Así, Iraq y Myanmar, Sudán y Bulgaria están allí. En la pared de la escuela
municipal de San Antonio Ilotenango se recuerda al mundo, y no como en una postal.
Llegó entonces la hora de regresar a casa. El pueblo es comido por su propio agujero entre las
montañas. Las ondulaciones calvas del sur de Quiché se cunden pronto con los
bosques de Totonicapán. Me hubiese gustado comprobar si era cierto que las
garzas llegan a la laguna de Ilotenango al anochecer.
***
Comparto con ustedes esta pintura. Es del pintor Eleazar Simaj y se llama, precisamente "San Antonio Ilotenango"
2 comentarios:
Muy buena descripción del pueblo.
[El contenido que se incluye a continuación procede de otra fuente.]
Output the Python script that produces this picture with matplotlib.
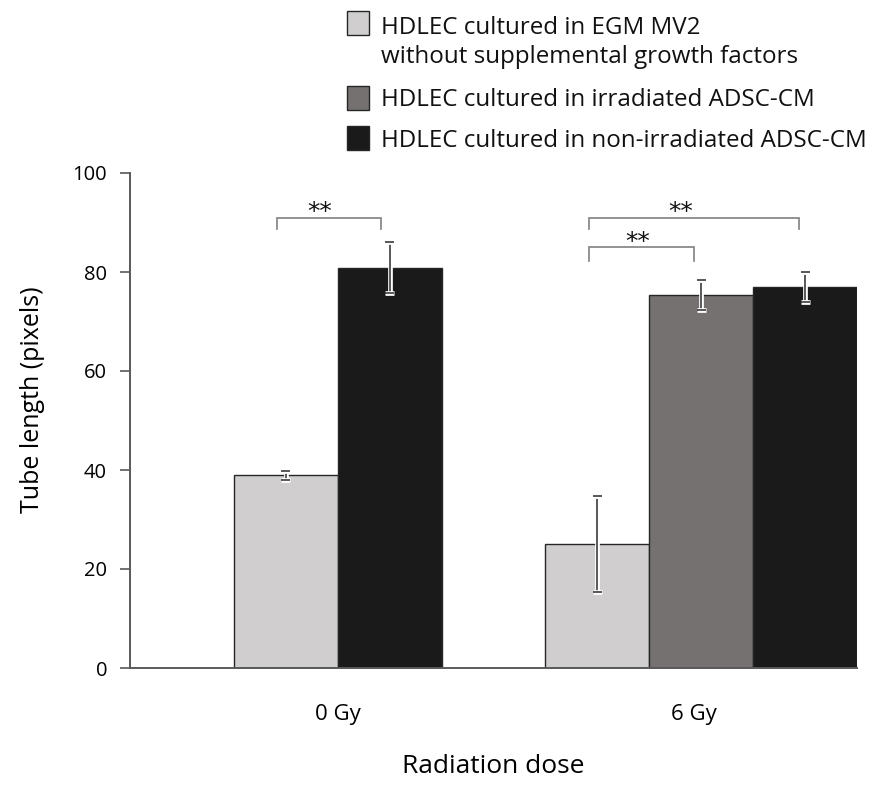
import matplotlib
matplotlib.use("Agg")
import matplotlib.pyplot as plt
import matplotlib.patheffects as pe
from matplotlib.patches import Rectangle

plt.rcParams['font.family'] = ['Open Sans', 'DejaVu Sans']

# ---- data ----
doses = ["0 Gy", "6 Gy"]
series_labels = [
    ["HDLEC cultured in EGM MV2", "without supplemental growth factors"],
    ["HDLEC cultured in irradiated ADSC-CM"],
    ["HDLEC cultured in non-irradiated ADSC-CM"],
]
series_colors = ["#d0cece", "#757171", "#1a1a1a"]
# None = condition not measured at that dose
means = [
    [38.9, 25.0],   # EGM MV2 without growth factors
    [None, 75.3],   # irradiated ADSC-CM
    [80.9, 77.0],   # non-irradiated ADSC-CM
]
errors = [
    [0.9, 9.7],
    [None, 3.05],
    [5.1, 3.0],
]
# significance brackets: (x_left, x_right, y_top, y_drop, label_x, label)
brackets = [
    (1.42, 2.42, 91.0, 88.6, 1.83, "**"),
    (4.42, 6.44, 91.0, 88.6, 5.30, "**"),
    (4.42, 5.43, 85.0, 82.3, 4.89, "**"),
]

W, H = 873, 789
fig = plt.figure(figsize=(W / 100, H / 100), dpi=100)
ax = fig.add_axes([130 / W, 1 - 668 / H, (857 - 130) / W, (668 - 173) / H])

bar_w = 1.0
# left edge of each bar slot, per series and dose
slots = [
    [1, 4],
    [None, 5],
    [2, 6],
]
halo = [pe.Stroke(linewidth=3.4, foreground="white"), pe.Normal()]

for s in range(3):
    for d in range(2):
        v = means[s][d]
        if v is None:
            continue
        left = slots[s][d]
        ax.bar(left, v, width=bar_w, align="edge", color=series_colors[s],
               edgecolor="#262626", linewidth=1.0, zorder=2)
        cx = left + bar_w / 2
        err = ax.errorbar(cx, v, yerr=errors[s][d], fmt="none",
                          ecolor="#3c3c3c", elinewidth=1.2, capsize=3.2,
                          capthick=1.2, zorder=3)
        for art in err.lines[1] + tuple(err.lines[2]):
            art.set_path_effects(halo)

for xl, xr, yt, yb, lx, lab in brackets:
    ax.plot([xl, xl, xr, xr], [yb, yt, yt, yb], color="#808080",
            linewidth=1.2, solid_joinstyle="miter", clip_on=False, zorder=4)
    ax.text(lx, yt - 0.3, lab, ha="center", va="baseline",
            fontsize=18, color="#111111", family="DejaVu Sans")

ax.set_xlim(0, 7)
ax.set_ylim(0, 100)
ax.set_yticks([0, 20, 40, 60, 80, 100])
ax.set_xticks([2, 5.43])
ax.set_xticklabels(doses)
ax.tick_params(axis="y", direction="out", length=7.5, width=1.2,
               color="#595959", labelsize=14.5, pad=9)
ax.tick_params(axis="x", length=0, labelsize=16, pad=26)

for side in ("top", "right"):
    ax.spines[side].set_visible(False)
for side in ("left", "bottom"):
    ax.spines[side].set_color("#595959")
    ax.spines[side].set_linewidth(1.4)

ax.set_ylabel("Tube length (pixels)", fontsize=18, labelpad=20)
ax.yaxis.label.set_y((668 - 400) / (668 - 173))
ax.set_xlabel("Radiation dose", fontsize=19, labelpad=21)

# legend drawn in figure pixel coordinates
square_tops = [11, 86, 126]
baselines = [[34.3, 63.3], [106], [146.7]]
for s in range(3):
    fig.patches.append(Rectangle((347 / W, 1 - (square_tops[s] + 24) / H), 22 / W, 24 / H,
                                 transform=fig.transFigure, facecolor=series_colors[s],
                                 edgecolor="#262626", linewidth=1.0))
    for line, yb in zip(series_labels[s], baselines[s]):
        fig.text(381 / W, 1 - yb / H, line, ha="left", va="baseline",
                 fontsize=17.4, color="#111111")

fig.savefig("out.png", dpi=100)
Me gusto la forma en que describe la laguna como una moneda en su color y resplandor, haciendo alusión a lo que le rodea. Esa descripción de los típicos convites me pareció muy graciosa, pero es cierto, es parte de la diversión de los niños en su ilusión de conocer las diversiones que tanto miran. Al igual me gusto tu posición de ver no solo de Guatemala, reflexionando sobre como se representa un mundo y que cada lugar es parte de todo ese conjunto. Como también es cierto que al alejarse de un lugar parece como si las montañas devoraran a los pueblos escondidos entre valles.
Me gustó mucho la forma en que narraste. Lo has escrito lleno de matices y comparaciones que resultan hasta poéticas y te transportan al pueblo. Felicitaciones.